STATED PROBLEM: Starting from the top of the material, restate each line exactly until the line that contains "const letters2017 = ['a', 'b', 'a', ''];", which is also copied. Pictures are excluded.

──────────

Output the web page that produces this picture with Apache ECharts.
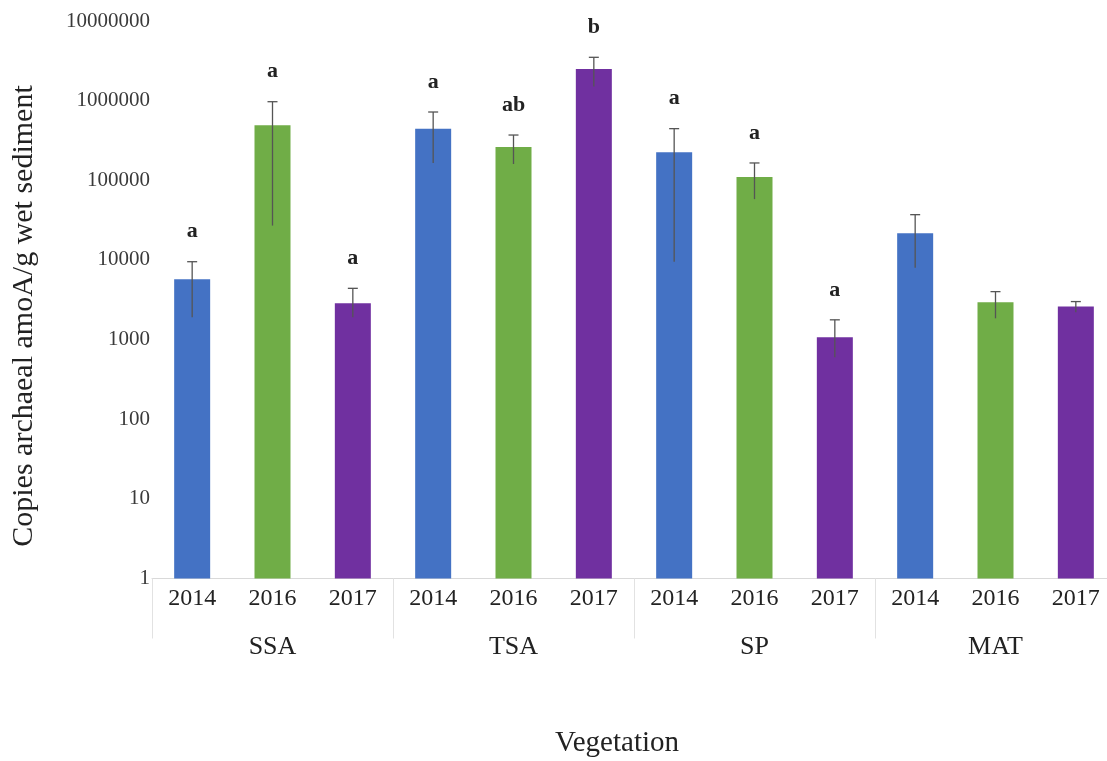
<!DOCTYPE html>
<html>
<head>
<meta charset="utf-8">
<style>
  html, body { margin: 0; padding: 0; background: #fff; overflow: hidden; }
  /* the plot runs slightly past the right edge of the window */
  #chart { width: 1120px; height: 761px; }
</style>
<script src="https://cdn.jsdelivr.net/npm/echarts@6/dist/echarts.min.js"></script>
</head>
<body>
<div id="chart"></div>
<script>
// Vegetation zones and sampling years
const groups = ['SSA', 'TSA', 'SP', 'MAT'];
const years = ['2014', '2016', '2017'];

// Mean copies per gram of wet sediment, one array per year (ordered as groups)
const mean2014 = [5700, 445000, 225000, 21700];
const mean2016 = [490000, 262000, 110000, 2950];
const mean2017 = [2850, 2500000, 1070, 2600];

// Error bar bounds (lower / upper), ordered as groups
const low2014 = [1900, 165000, 9500, 8000];
const high2014 = [9500, 720000, 445000, 37000];
const low2016 = [27000, 160000, 58000, 1850];
const high2016 = [970000, 370000, 165000, 4000];
const low2017 = [1900, 1500000, 600, 2200];
const high2017 = [4400, 3500000, 1770, 3000];

// Significance letters, ordered as groups
const letters2014 = ['a', 'a', 'a', ''];
const letters2016 = ['a', 'ab', 'a', ''];
const letters2017 = ['a', 'b', 'a', ''];

// y-axis tick values
const yTicks = [1, 10, 100, 1000, 10000, 100000, 1000000, 10000000];

const yearColors = ['#4472C4', '#70AD47', '#7030A0'];
const serif = '"Liberation Serif", "DejaVu Serif", serif';

const means = [mean2014, mean2016, mean2017];
const lows = [low2014, low2016, low2017];
const highs = [high2014, high2016, high2017];
const letters = [letters2014, letters2016, letters2017];

// Flatten into one category per (group, year)
const yearCats = [];
const barData = [];
const errData = [];
groups.forEach((g, gi) => {
  years.forEach((y, yi) => {
    const idx = yearCats.length;
    yearCats.push(y);
    barData.push({ value: means[yi][gi], itemStyle: { color: yearColors[yi] } });
    errData.push([idx, lows[yi][gi], highs[yi][gi], letters[yi][gi]]);
  });
});

const chart = echarts.init(document.getElementById('chart'));

chart.setOption({
  animation: false,
  backgroundColor: '#ffffff',
  grid: { left: 152, right: 4, top: 21, bottom: 182.5 },
  xAxis: [
    {
      type: 'category',
      data: yearCats,
      position: 'bottom',
      axisLine: { show: true, lineStyle: { color: '#d9d9d9', width: 1 } },
      axisTick: { show: false },
      axisLabel: { margin: 8, fontFamily: serif, fontSize: 24, color: '#222' },
      splitLine: { show: false }
    },
    {
      type: 'category',
      data: groups,
      position: 'bottom',
      axisLine: { show: false },
      axisTick: { show: true, length: 60, lineStyle: { color: '#e2e2e2', width: 1 } },
      axisLabel: { margin: 56, fontFamily: serif, fontSize: 26, color: '#222' },
      splitLine: { show: false }
    }
  ],
  yAxis: {
    type: 'log',
    logBase: 10,
    min: yTicks[0],
    max: yTicks[yTicks.length - 1],
    axisLine: { show: false },
    axisTick: { show: false },
    splitLine: { show: false },
    axisLabel: {
      margin: 2,
      fontFamily: serif,
      fontSize: 21,
      color: '#3a3a3a',
      formatter: v => String(Math.round(v))
    }
  },
  graphic: [
    {
      type: 'text',
      x: 24, y: 316,
      rotation: Math.PI / 2,
      style: {
        text: 'Copies archaeal amoA/g wet sediment',
        fontFamily: serif, fontSize: 30, fill: '#222',
        textAlign: 'center', textVerticalAlign: 'middle'
      }
    },
    {
      type: 'text',
      x: 617, y: 743,
      style: {
        text: 'Vegetation',
        fontFamily: serif, fontSize: 29, fill: '#222',
        textAlign: 'center', textVerticalAlign: 'middle'
      }
    }
  ],
  series: [
    {
      type: 'bar',
      xAxisIndex: 0,
      data: barData,
      barWidth: 36
    },
    {
      type: 'custom',
      xAxisIndex: 0,
      data: errData,
      encode: { x: 0, y: [1, 2] },
      z: 10,
      renderItem: (params, api) => {
        const x = api.value(0);
        const lo = api.coord([x, api.value(1)]);
        const hi = api.coord([x, api.value(2)]);
        const text = errData[params.dataIndex][3];
        const cap = 5;
        const stroke = { stroke: '#555', lineWidth: 1.3 };
        const children = [
          { type: 'line', shape: { x1: hi[0], y1: hi[1], x2: lo[0], y2: lo[1] }, style: stroke },
          { type: 'line', shape: { x1: hi[0] - cap, y1: hi[1], x2: hi[0] + cap, y2: hi[1] }, style: stroke }
        ];
        if (text) {
          children.push({
            type: 'text',
            style: {
              text: text, x: hi[0], y: hi[1] - 30,
              fontFamily: serif, fontSize: 22, fontWeight: 'bold', fill: '#222',
              textAlign: 'center', textVerticalAlign: 'middle'
            }
          });
        }
        return { type: 'group', children: children };
      }
    }
  ]
});
</script>
</body>
</html>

──────────

TASK OUTPUT:
Output the web page that produces this picture with Apache ECharts.
<!DOCTYPE html>
<html>
<head>
<meta charset="utf-8">
<style>
  html, body { margin: 0; padding: 0; background: #fff; overflow: hidden; }
  /* the plot runs slightly past the right edge of the window */
  #chart { width: 1120px; height: 761px; }
</style>
<script src="https://cdn.jsdelivr.net/npm/echarts@6/dist/echarts.min.js"></script>
</head>
<body>
<div id="chart"></div>
<script>
// Vegetation zones and sampling years
const groups = ['SSA', 'TSA', 'SP', 'MAT'];
const years = ['2014', '2016', '2017'];

// Mean copies per gram of wet sediment, one array per year (ordered as groups)
const mean2014 = [5700, 445000, 225000, 21700];
const mean2016 = [490000, 262000, 110000, 2950];
const mean2017 = [2850, 2500000, 1070, 2600];

// Error bar bounds (lower / upper), ordered as groups
const low2014 = [1900, 165000, 9500, 8000];
const high2014 = [9500, 720000, 445000, 37000];
const low2016 = [27000, 160000, 58000, 1850];
const high2016 = [970000, 370000, 165000, 4000];
const low2017 = [1900, 1500000, 600, 2200];
const high2017 = [4400, 3500000, 1770, 3000];

// Significance letters, ordered as groups
const letters2014 = ['a', 'a', 'a', ''];
const letters2016 = ['a', 'ab', 'a', ''];
const letters2017 = ['a', 'b', 'a', ''];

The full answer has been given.